The New Criterion — Science versus scientism: "Nietzsche also prophesied the consequences of God’s absence, summarized in the epigram of Dostoevsky’s Ivan Karamazov: “If God is dead, anything goes.” Nietzsche foretold a bloody twentieth century of unprecedented, catastrophic wars, to be followed by a twenty-first century in which human beings, retaining an atavistic sense of guilt but absent a god offering forgiveness and absolution of sins, begin to loathe one another and themselves. Faith in God would be replaced by allegiance to barbaric brotherhoods at war with non-brothers.
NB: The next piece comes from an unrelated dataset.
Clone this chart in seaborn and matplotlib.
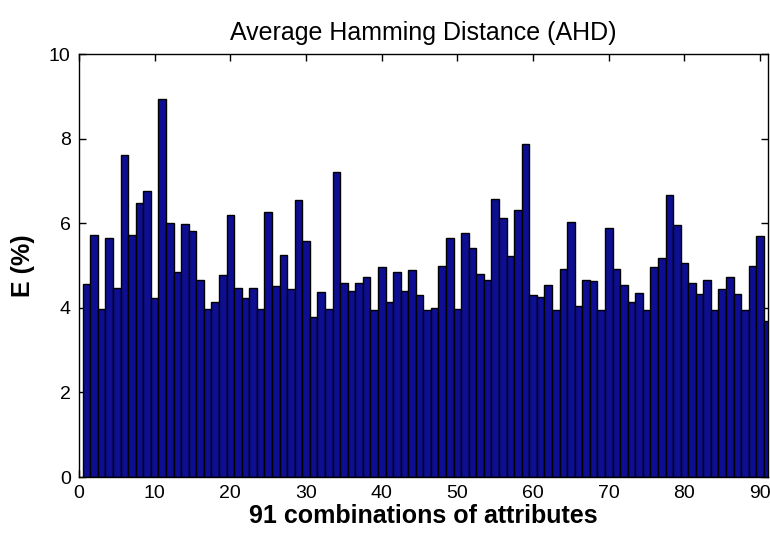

Although Socrates, Kant, and many others denied the necessary dependence of morality on a divine foundation, Nietzsche foretold the total eclipse of all values in the absence of divinely sanctioned moral codes and denied the possibility of belief in moral obligations without the authority of a God who supports them with a divine imperative."

1 comment:

  1. Of which i totally agree with.

    I'm too busy/lazy to look up Nietzsche. Yet I still wonder about this guy. Is he someone I should know? Should I go 'Aaw' when I hear his name like i know his worldview and where the conversation is headed?

    like the quote says 'it is not others knowing me but me not knowing others that is my danger'

    Since i totally butchered that quote, it is time for me to head to bed.